Friendship articles

Requiem For a Friend

Requiem For a Friend

Sally Melita Griffiths (15 May 1960 – 12 August 2010)

It is a strange thing to lose a friend and suddenly realise how little you knew about the other people they were in contact with.

Sally Griffiths was always my ideal friend. We didn’t live in each other’s pockets or need to be on the phone every evening, but when we got together it was as if we hadn’t seen each other for, oh, five minutes or so! It was only when I heard that she was dead, that I suddenly realised how little I knew about her other friends. Over the years she mentioned names and activities, but I only met a few of her friends and I suspect that she may have had several groups of friends who didn’t overlap at all.

Her funeral is to be a family only affair and I am suddenly in the position of wanting to be there for her one more time, but having to respect their wishes and stay away. I understand their reasoning, it is a time of shock and horror, but it leaves me with little recourse other than trying to contact other people who knew her in order to hold some sort of celebration of her life.

I suppose I am looking for something practical to do. Her death was unexpected – more so because she was a spiritual and grounded person with so much to live for. Her choice leaves everyone else gasping for breath and shocked to the core.

The questions when something like this happens run round and round in your mind. ‘Could I have helped?’ ‘Was there anything I could have done?’ ‘When I visited her the day before she died, was she actually there and just not answering the door or her phones?’

Some people have friends who all live in the same area and have the same interests. They go to parties together, phone each other every day and share movie nights with a bottle of wine. Sally and I had our own interests. While I was doing the Open University, Sally was learning aromatherapy, studying astrology and moving on with her Reiki attunements. She mentioned people she had met and studied with, but the names meant little to me. I was more focused on the events she had taken part in than the names of people I didn’t know.

After twenty-two years of friendship I suddenly realise that Sally and I were special. Our bond was loose but strong. We met at work and got talking about our shared love of cats. From there a friendship built that worked for both of us. I expected our friendship to last forever. In my mind I always had a vision of us as old ladies. I actually feel cheated.

My partner and I have lost a few friends over the years to cancer and heart disease – things that make sense of a kind. But this makes no sense to me yet.

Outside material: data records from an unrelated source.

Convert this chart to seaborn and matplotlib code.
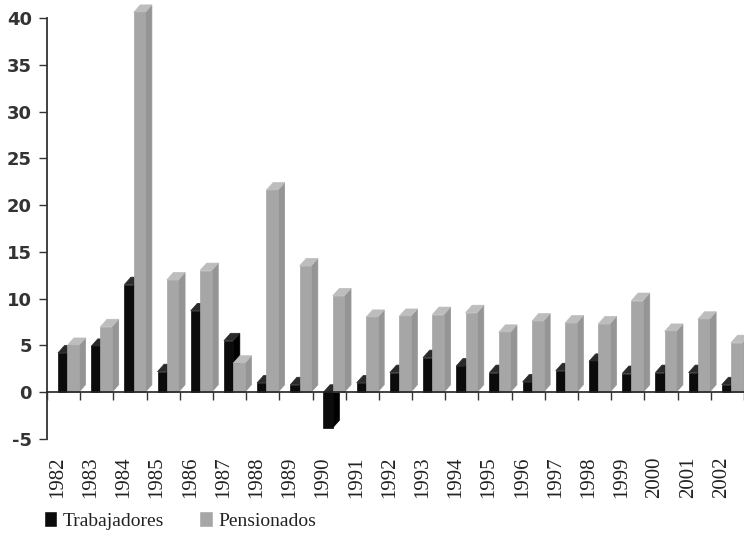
import numpy as np
import pandas as pd
import matplotlib
matplotlib.use('Agg')
import matplotlib.pyplot as plt
import matplotlib.transforms as mtrans
from matplotlib.patches import Polygon
import seaborn as sns

anios = [str(a) for a in range(1982, 2003)]
trabajadores = [4.2, 4.9, 11.5, 2.2, 8.7, 5.5, 1.0, 0.8, -3.8, 1.0, 2.1,
                3.7, 2.8, 2.1, 1.1, 2.3, 3.3, 2.0, 2.1, 2.1, 0.8]
pensionados = [5.0, 7.0, 40.6, 12.0, 13.0, 3.1, 21.6, 13.5, 10.3, 8.0, 8.1,
               8.3, 8.5, 6.4, 7.6, 7.4, 7.3, 9.8, 6.5, 7.8, 5.3]

df = pd.DataFrame({
    'anio': anios * 2,
    'valor': trabajadores + pensionados,
    'serie': ['Trabajadores'] * len(anios) + ['Pensionados'] * len(anios),
})

sns.set_theme(style='white')
plt.rcParams['axes.unicode_minus'] = False
fig = plt.figure(figsize=(7.44, 5.47), dpi=100)
ax = fig.add_axes([47 / 744, 108 / 547, 697 / 744, 421 / 547])

negro = '#0b0b0b'
gris = '#a6a6a6'
sns.barplot(data=df, x='anio', y='valor', hue='serie', palette=[negro, gris],
            width=0.6, gap=0, dodge=True, saturation=1, ax=ax, legend=True)

# geometria de las barras (pseudo 3D)
dx, dy = 0.2, 0.8
conf = {0: (-0.17, 0.28, negro, '#000000', '#2a2a2a', 3),
        1: (0.11, 0.35, gris, '#959595', '#bdbdbd', 4)}
for k, cont in enumerate(ax.containers[:2]):
    off, w, cfrente, clado, ctapa, z = conf[k]
    for bar in cont:
        cx = round(bar.get_x() + bar.get_width() / 2)
        x0 = cx + off
        x1 = x0 + w
        y0 = min(bar.get_y(), bar.get_y() + bar.get_height())
        y1 = max(bar.get_y(), bar.get_y() + bar.get_height())
        bar.set_x(x0)
        bar.set_width(w)
        bar.set_zorder(z + 0.2)
        bar.set_edgecolor(cfrente)
        bar.set_linewidth(0.5)
        bar.set_clip_on(False)
        lado = Polygon([(x1, y0), (x1 + dx, y0 + dy), (x1 + dx, y1 + dy), (x1, y1)],
                       closed=True, facecolor=clado, edgecolor=clado, lw=0.5,
                       zorder=z, clip_on=False)
        tapa = Polygon([(x0, y1), (x0 + dx, y1 + dy), (x1 + dx, y1 + dy), (x1, y1)],
                       closed=True, facecolor=ctapa, edgecolor=ctapa, lw=0.5,
                       zorder=z + 0.1, clip_on=False)
        ax.add_patch(lado)
        ax.add_patch(tapa)

ax.set_xlim(-0.5, 20.3)
ax.set_ylim(-5, 40)
ax.set_yticks(range(-5, 41, 5))
ax.set_xlabel('')
ax.set_ylabel('')

for s in ['top', 'right']:
    ax.spines[s].set_visible(False)
ax.spines['left'].set_color('#333333')
ax.spines['left'].set_linewidth(1.3)
ax.spines['bottom'].set_position(('data', 0))
ax.spines['bottom'].set_color('#222222')
ax.spines['bottom'].set_linewidth(1.2)
ax.spines['bottom'].set_zorder(6)

ax.set_xticks(range(len(anios)))
ax.set_xticklabels(anios, rotation=90, family='Liberation Serif', fontsize=15, color='#222222')
ax.set_xticks(np.arange(-0.5, len(anios), 1), minor=True)
ax.tick_params(axis='x', which='major', length=0, pad=46)
ax.tick_params(axis='x', which='minor', length=6, width=1, direction='out', color='#333333', bottom=True)
ax.tick_params(axis='y', length=6, width=1, direction='out', color='#333333', left=True, pad=5)
for t in ax.get_yticklabels():
    t.set_family('DejaVu Sans')
    t.set_fontsize(13)
    t.set_fontweight('bold')
    t.set_color('#333333')
desplaza = mtrans.ScaledTranslation(-6 / 100, 0, fig.dpi_scale_trans)
for t in ax.get_xticklabels():
    t.set_transform(t.get_transform() + desplaza)

sns.move_legend(ax, 'lower left', bbox_to_anchor=(0.035, 0.0), bbox_transform=fig.transFigure,
                ncol=2, frameon=False, title=None, handlelength=0.7, handleheight=0.9,
                handletextpad=0.3, columnspacing=1.8,
                prop={'family': 'Liberation Serif', 'size': 14})
leg = ax.get_legend()
for txt in leg.get_texts():
    txt.set_color('#222222')

fig.savefig('out.png', dpi=100)
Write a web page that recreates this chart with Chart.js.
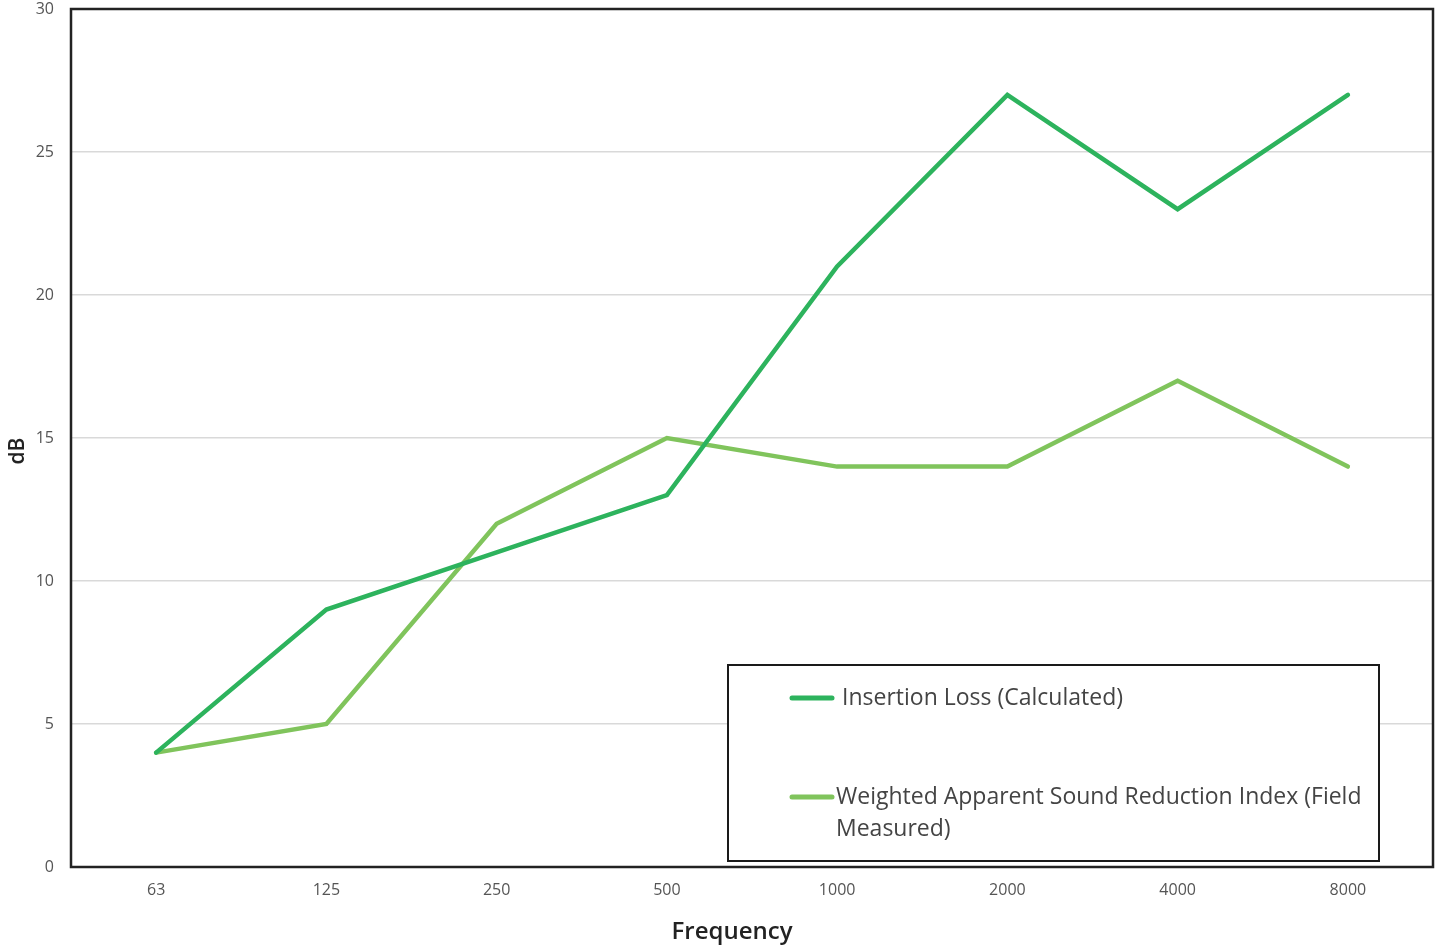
<!DOCTYPE html>
<html>
<head>
<meta charset="utf-8">
<script src="https://cdn.jsdelivr.net/npm/chart.js@4.4.0/dist/chart.umd.min.js"></script>
<style>
  html, body { margin: 0; padding: 0; background: #fff; }
  #wrap { width: 1442px; height: 950px; }
</style>
</head>
<body>
<div id="wrap"><canvas id="chart" width="1442" height="950"></canvas></div>
<script>
const frequencies = ["63", "125", "250", "500", "1000", "2000", "4000", "8000"];
const insertionLoss = [4, 9, 11, 13, 21, 27, 23, 27];
const weightedIndex = [4, 5, 12, 15, 14, 14, 17, 14];
const seriesNames = ["Insertion Loss (Calculated)", ["Weighted Apparent Sound Reduction Index (Field", "Measured)"]];
const xTitle = "Frequency";
const yTitle = "dB";

// frame round the plot, axis titles, boxed legend inside the plot
const framePlugin = {
    id: "frame",
    afterDraw(chart) {
        const ctx = chart.ctx;
        const a = chart.chartArea;
        ctx.save();
        ctx.strokeStyle = "#222";
        ctx.lineWidth = 2.5;
        ctx.strokeRect(a.left, a.top, a.right - a.left, a.bottom - a.top);

        // axis titles
        ctx.fillStyle = "#222";
        ctx.textAlign = "center";
        ctx.textBaseline = "middle";
        ctx.font = "600 24px 'Open Sans'";
        ctx.fillText(xTitle, 732, 932);
        ctx.save();
        ctx.translate(18, 451);
        ctx.rotate(-Math.PI / 2);
        ctx.font = "600 21px 'Open Sans'";
        ctx.fillText(yTitle, 0, 0);
        ctx.restore();

        // legend box
        const bx = 728, by = 665, bw = 651, bh = 196;
        ctx.fillStyle = "#fff";
        ctx.fillRect(bx, by, bw, bh);
        ctx.strokeStyle = "#1a1a1a";
        ctx.lineWidth = 2;
        ctx.strokeRect(bx, by, bw, bh);

        ctx.font = "23px 'Open Sans'";
        ctx.textAlign = "left";
        ctx.fillStyle = "#444";
        const rows = [
            { y: 698, x1: 792, x2: 832, tx: 842 },
            { y: 797, x1: 792, x2: 832, tx: 836 }
        ];
        chart.data.datasets.forEach((ds, i) => {
            const r = rows[i];
            ctx.strokeStyle = ds.borderColor;
            ctx.lineWidth = 5;
            ctx.lineCap = "round";
            ctx.beginPath();
            ctx.moveTo(r.x1, r.y);
            ctx.lineTo(r.x2, r.y);
            ctx.stroke();
            const lines = Array.isArray(ds.label) ? ds.label : [ds.label];
            lines.forEach((t, j) => ctx.fillText(t, r.tx, r.y + j * 32));
        });
        ctx.restore();
    }
};

new Chart(document.getElementById("chart"), {
    type: "line",
    data: {
        labels: frequencies,
        datasets: [{
            label: seriesNames[0],
            data: insertionLoss,
            borderColor: "#2db35d",
            borderWidth: 4.5,
            pointRadius: 0,
            tension: 0,
            borderCapStyle: "round"
        }, {
            label: seriesNames[1],
            data: weightedIndex,
            borderColor: "#80c45c",
            borderWidth: 4.5,
            pointRadius: 0,
            tension: 0,
            borderCapStyle: "round"
        }]
    },
    options: {
        responsive: false,
        maintainAspectRatio: false,
        animation: false,
        layout: { padding: { left: 0, top: 9, right: 9, bottom: 0 } },
        plugins: {
            legend: { display: false },
            tooltip: { enabled: false }
        },
        scales: {
            x: {
                offset: true,
                grid: { display: false, drawTicks: false },
                border: { display: false },
                ticks: { color: "#555", font: { size: 16, family: "'Open Sans'" }, padding: 14, maxRotation: 0 },
                afterFit(scale) {
                    scale.height = 83;
                    scale.paddingLeft = 0;
                    scale.paddingRight = 0;
                }
            },
            y: {
                min: 0,
                max: 30,
                ticks: { stepSize: 5, color: "#555", font: { size: 16, family: "'Open Sans'" }, padding: 17 },
                grid: { color: "#d9d9d9", lineWidth: 1.5, drawTicks: false },
                border: { display: false },
                afterFit(scale) {
                    scale.width = 71;
                    scale.paddingTop = 0;
                    scale.paddingBottom = 0;
                }
            }
        }
    },
    plugins: [framePlugin]
});
</script>
</body>
</html>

Suicide is the one thing that can’t be attributed to one cause, can’t be seen and can’t be prevented if someone really feels the time is right. I saw a documentary about Hunter S Thompson recently and he felt it was his right to decide the time of his death. However, his family knew this and accepted the possibility. When someone you have known for years, someone with a spiritual background, decides to die, it leaves a mountain of questions and no answers. Because of her diverse groups of friends I fear there may be people who never find out what happened to her and they will be left wondering. I know she wouldn’t have wanted that, but at some point her own needs were paramount, perhaps for the first time.

I may be rambling here, the shock is still too fresh and raw. I wonder how we come to terms with such a loss. I hope that I can reach people who knew her and gather together some of the threads of her life, but without even names I am struggling even before I begin.

All I can see to do right now is to get her name on the internet and hope that people will find it and contact me. It seems so little to show for 22 years of friendship and I suddenly feel that perhaps our special friendship wasn’t enough.

I know you can’t beat yourself up when something like this happens. Reasons for such actions are rarely clear to outsiders and it is hard to imagine such desperation in someone you love, but deep down I will always feel that I failed her in some way.